[Date Prev][Date Next][Thread Prev][Thread Next][Date Index][Thread Index][Subject Index][Author Index]

Victorian Saurians: The Linguistic Prehistory of the Modern Dinosaur



From: Ben Creisler
bcreisler@gmail.com

A new paper that may be of interest:


Ralph O'Connor (2012)
Victorian Saurians: The Linguistic Prehistory of the Modern Dinosaur.
Journal of Victorian Culture 17(4): 492-504
DOI:10.1080/13555502.2012.738896
http://www.tandfonline.com/doi/full/10.1080/13555502.2012.738896



>From first paragraph:

The dinosaur is a nineteenth-century creation.

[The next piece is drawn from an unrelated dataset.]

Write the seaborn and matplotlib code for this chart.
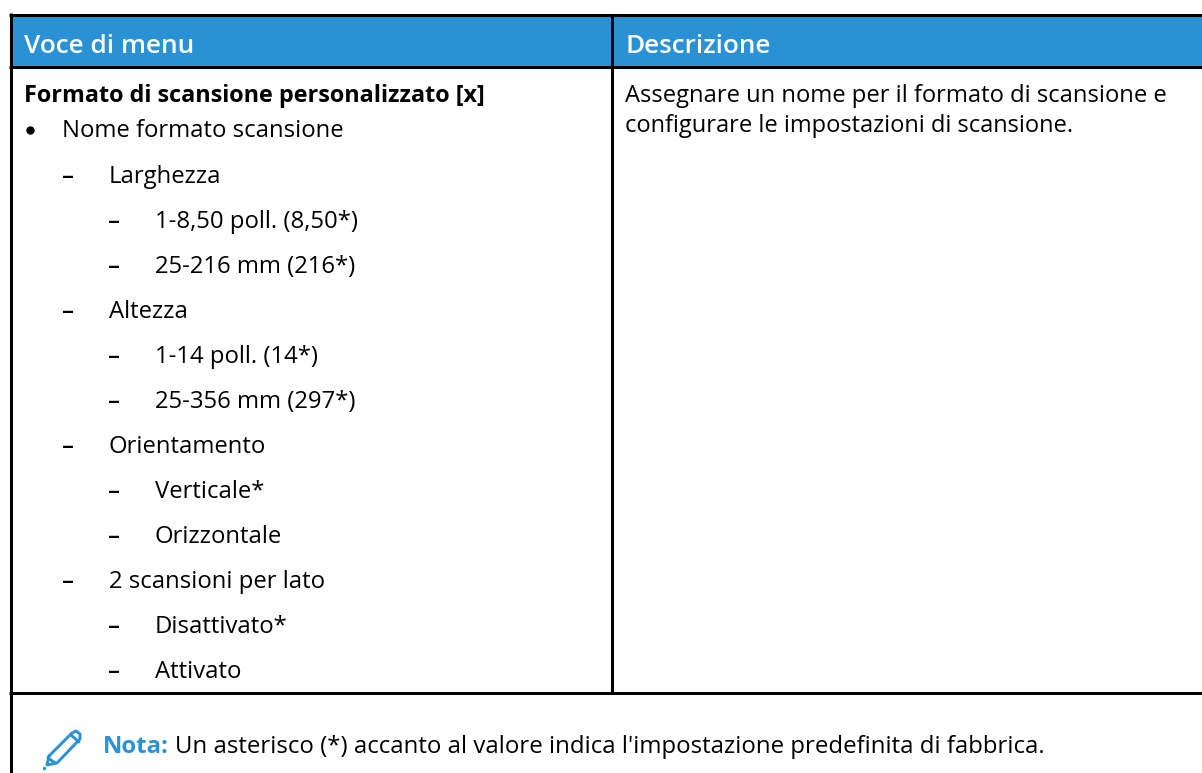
import matplotlib
matplotlib.use("Agg")
import matplotlib.pyplot as plt
import seaborn as sns

sns.set_theme(style="white")
plt.rcParams['font.family'] = ['Open Sans', 'DejaVu Sans']

header_labels = ["Voce di menu", "Descrizione"]
row_title = "Formato di scansione personalizzato [x]"
level1 = ["Nome formato scansione"]
level2_items = [
    ("Larghezza", 2), ("1-8,50 poll. (8,50*)", 3), ("25-216 mm (216*)", 3),
    ("Altezza", 2), ("1-14 poll. (14*)", 3), ("25-356 mm (297*)", 3),
    ("Orientamento", 2), ("Verticale*", 3), ("Orizzontale", 3),
    ("2 scansioni per lato", 2), ("Disattivato*", 3), ("Attivato", 3),
]
description = ["Assegnare un nome per il formato di scansione e",
               "configurare le impostazioni di scansione."]
note_label = "Nota:"
note_text = "Un asterisco (*) accanto al valore indica l'impostazione predefinita di fabbrica."

BLUE = "#2a91d5"
W, H = 1202, 773
fig = plt.figure(figsize=(W / 100, H / 100), dpi=100, facecolor="white")
ax = fig.add_axes([0, 0, 1, 1])
ax.set_xlim(0, W)
ax.set_ylim(H, 0)
ax.axis("off")

FS = 17.2
ax.fill_between([10, W], 14, 67, color=BLUE, lw=0, zorder=1)
lw = 3 * 0.72
for xs, ys in [([9.2, W], [14.5, 14.5]), ([9.2, W], [66.7, 66.7]), ([9.2, W], [692.5, 692.5]),
               ([10.7, 10.7], [13, H]), ([611.7, 611.7], [14, 692])]:
    ax.plot(xs, ys, color="black", lw=lw, solid_capstyle="butt", zorder=3)

ax.text(24, 53, header_labels[0], color="white", fontsize=18.9, fontweight="semibold", zorder=4)
ax.text(626, 53, header_labels[1], color="white", fontsize=18.75, fontweight="semibold", zorder=4)
ax.text(24, 102, row_title, color="black", fontsize=16.8, fontweight="bold")
ax.plot([30], [130], "o", color="black", ms=6, mew=0)
ax.text(62, 137, level1[0], color="black", fontsize=FS)
y0, step = 183, 45
for i, (t, lev) in enumerate(level2_items):
    y = y0 + i * step
    xd, xt = (62, 109) if lev == 2 else (108, 155)
    ax.text(xd, y, "–", color="black", fontsize=FS, fontweight="semibold")
    ax.text(xt, y, t, color="black", fontsize=FS)
ax.text(625, 102, description[0], color="black", fontsize=17.1)
ax.text(625, 132, description[1], color="black", fontsize=17.05)
ax.text(103, 753, note_label, color=BLUE, fontsize=FS, fontweight="bold")
ax.text(175, 753, note_text, color="black", fontsize=17.25)

# pencil icon
ic = dict(color=BLUE, lw=2.1, solid_capstyle="round", solid_joinstyle="round")
ax.plot([49, 72, 76, 80, 80, 57, 47, 49], [756, 733, 731, 734, 739, 763, 765, 756], **ic)
ax.plot([71, 79], [735, 742], **ic)
ax.plot([48, 55], [758, 763], **ic)
ax.plot([43.5], [767.5], "o", color=BLUE, ms=2.5, mew=0)

fig.savefig("out.png", dpi=100)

Fossil reptilian bones
had been objects of wonder since antiquity, but only with the rise of
modern geology around 1800 were they widely viewed as the remains of
extinct creatures which had predated humans. This interpretation was
aided by significant British fossil finds from the 1810s onwards
(initially of marine saurians, and from the 1820s, terrestrial
saurians), and English palaeontologists were quick to claim this
corner of the scientific market. In 1842 Richard Owen christened the
three terrestrial saurians then known under the new order ‘Dinosauria’
(terrible lizards), and the dinosaur was born.